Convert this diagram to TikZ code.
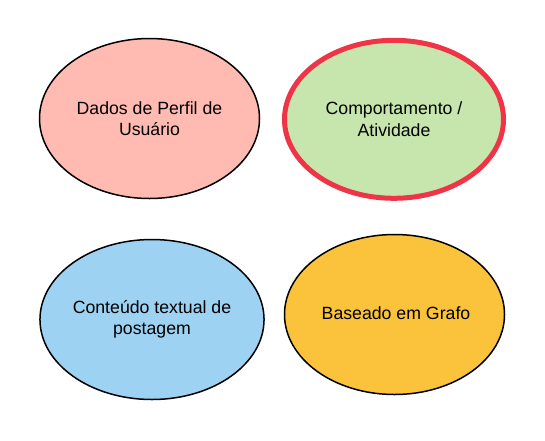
\documentclass[tikz,border=0pt]{standalone}
\usepackage{fontspec}
\setmainfont{Liberation Sans}
\usetikzlibrary{shapes.geometric}
\definecolor{cpink}{RGB}{255,187,177}
\definecolor{cgreen}{RGB}{199,230,174}
\definecolor{cblue}{RGB}{157,210,243}
\definecolor{corange}{RGB}{251,195,60}
\definecolor{cred}{RGB}{240,52,72}
\begin{document}
\begin{tikzpicture}[x=1pt,y=-1pt,
  blob/.style={ellipse, draw=black, line width=1.5pt, inner sep=0pt, outer sep=0pt,
    align=center, font=\fontsize{17.7}{21.5}\selectfont, text=black},
  hot/.style={blob, draw=cred, line width=5pt}]
\useasboundingbox (0,0) rectangle (545,440);
\node[blob, fill=cpink, minimum width=220pt, minimum height=160pt] (perfil) at (149.5,118.5) {Dados de Perfil de\\Usuário};
\node[hot, fill=cgreen, minimum width=219pt, minimum height=158pt] (comp) at (394,119.3) {Comportamento /\\Atividade};
\node[blob, fill=cblue, minimum width=215pt, minimum height=160pt] (texto) at (152,319.5) {Conteúdo textual de\\postagem};
\node[blob, fill=corange, minimum width=220pt, minimum height=160pt] (grafo) at (394.5,314.5) {};
\node[font=\fontsize{17.7}{21.5}\selectfont, inner sep=0pt] (grafotxt) at (396,313) {Baseado em Grafo};
\end{tikzpicture}
\end{document}
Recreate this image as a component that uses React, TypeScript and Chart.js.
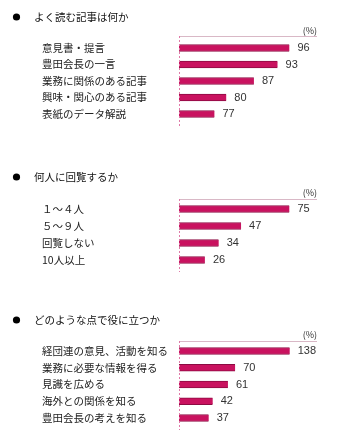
import React, { useEffect, useRef } from "react";
import { Chart, registerables } from "chart.js";

Chart.register(...registerables);

// ---- data ----
const titles1 = "よく読む記事は何か";
const categories1 = ["意見書・提言", "豊田会長の一言", "業務に関係のある記事", "興味・関心のある記事", "表紙のデータ解説"];
const values1 = [96, 93, 87, 80, 77];

const titles2 = "何人に回覧するか";
const categories2 = ["１～４人", "５～９人", "回覧しない", "10人以上"];
const values2 = [75, 47, 34, 26];

const titles3 = "どのような点で役に立つか";
const categories3 = ["経団連の意見、活動を知る", "業務に必要な情報を得る", "見識を広める", "海外との関係を知る", "豊田会長の考えを知る"];
const values3 = [138, 70, 61, 42, 37];

const unitLabel = "(%)";

type PanelProps = {
  title: string;
  labels: string[];
  values: number[];
  height: number;
  titleY: number;
  unitY: number;
  lineY: number;
  axisBottom: number;
  padTop: number;
  padBottom: number;
  xMin: number;
  xMax: number;
};

const JP_FONT = "'Noto Sans CJK JP', 'Noto Sans', sans-serif";
const NUM_FONT = "'Liberation Sans', Arial, sans-serif";

function Panel(p: PanelProps) {
  const ref = useRef<HTMLCanvasElement>(null);
  useEffect(() => {
    if (!ref.current) return;
    const deco = {
      id: "deco",
      afterDraw(chart: any) {
        const ctx = chart.ctx as CanvasRenderingContext2D;
        const area = chart.chartArea;
        ctx.save();
        // bullet
        ctx.fillStyle = "#000";
        ctx.beginPath();
        ctx.arc(16.5, p.titleY, 3.6, 0, Math.PI * 2);
        ctx.fill();
        // title
        ctx.font = `10.5px ${JP_FONT}`;
        ctx.textBaseline = "middle";
        ctx.textAlign = "left";
        ctx.fillStyle = "#111";
        ctx.fillText(p.title, 34, p.titleY);
        // unit
        ctx.font = `9px ${JP_FONT}`;
        ctx.fillStyle = "#333";
        ctx.textAlign = "right";
        ctx.fillText(unitLabel, area.right, p.unitY);
        // top line
        ctx.strokeStyle = "#d9b8c6";
        ctx.lineWidth = 1;
        ctx.beginPath();
        ctx.moveTo(area.left, p.lineY + 0.5);
        ctx.lineTo(area.right, p.lineY + 0.5);
        ctx.stroke();
        // left dotted axis
        ctx.strokeStyle = "#e07aa8";
        ctx.setLineDash([2, 2]);
        ctx.beginPath();
        ctx.moveTo(area.left + 0.5, p.lineY);
        ctx.lineTo(area.left + 0.5, p.axisBottom);
        ctx.stroke();
        ctx.setLineDash([]);
        // value labels
        const meta = chart.getDatasetMeta(0);
        ctx.font = `11px ${NUM_FONT}`;
        ctx.fillStyle = "#333";
        ctx.textAlign = "left";
        ctx.textBaseline = "middle";
        meta.data.forEach((el: any, i: number) => {
          ctx.fillText(String(p.values[i]), el.x + 8, el.y);
        });
        ctx.restore();
      },
    };
    const chart = new Chart(ref.current, {
      type: "bar",
      data: {
        labels: p.labels,
        datasets: [
          {
            data: p.values,
            backgroundColor: "#c9125f",
            borderColor: "#8c0b42",
            borderWidth: { top: 1, bottom: 1, right: 0, left: 0 },
            borderSkipped: false,
            barThickness: 7,
          },
        ],
      },
      options: {
        indexAxis: "y",
        animation: false,
        responsive: false,
        devicePixelRatio: 1,
        layout: { padding: { left: 42, right: 23, top: p.padTop, bottom: p.padBottom } },
        plugins: { legend: { display: false }, tooltip: { enabled: false }, title: { display: false } },
        scales: {
          x: { type: "linear", min: p.xMin, max: p.xMax, display: false },
          y: {
            type: "category",
            grid: { display: false },
            border: { display: false },
            ticks: {
              crossAlign: "far",
              color: "#222",
              font: { family: JP_FONT, size: 10.5 },
              padding: 0,
            },
            afterFit(scale: any) {
              scale.width = 137;
            },
          },
        },
      },
      plugins: [deco],
    } as any);
    return () => chart.destroy();
  }, []);
  return (
    <div style={{ width: 340, height: p.height }}>
      <canvas ref={ref} width={340} height={p.height} style={{ display: "block" }} />
    </div>
  );
}

export default function App() {
  return (
    <div style={{ position: "absolute", left: 0, top: 0, width: 340, height: 442, background: "#fff" }}>
      <Panel title={titles1} labels={categories1} values={values1} height={140} titleY={17} unitY={31} lineY={36} axisBottom={126} padTop={39.75} padBottom={17.75} xMin={68} xMax={103} />
      <Panel title={titles2} labels={categories2} values={values2} height={150} titleY={37} unitY={53} lineY={59} axisBottom={132} padTop={60.5} padBottom={21.5} xMin={11} xMax={91} />
      <Panel title={titles3} labels={categories3} values={values3} height={152} titleY={30} unitY={45} lineY={51} axisBottom={140} padTop={52.6} padBottom={15.6} xMin={0} xMax={172} />
    </div>
  );
}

== == ==

THE REQUEST.
Between the line with "Recreate this image" and the line with "Chart.register(...registerables);", ends included, lies the span to copy exactly; copy nothing else and leave out the pictures.

COMPLETED TASK.
Recreate this image as a component that uses React, TypeScript and Chart.js.
import React, { useEffect, useRef } from "react";
import { Chart, registerables } from "chart.js";

Chart.register(...registerables);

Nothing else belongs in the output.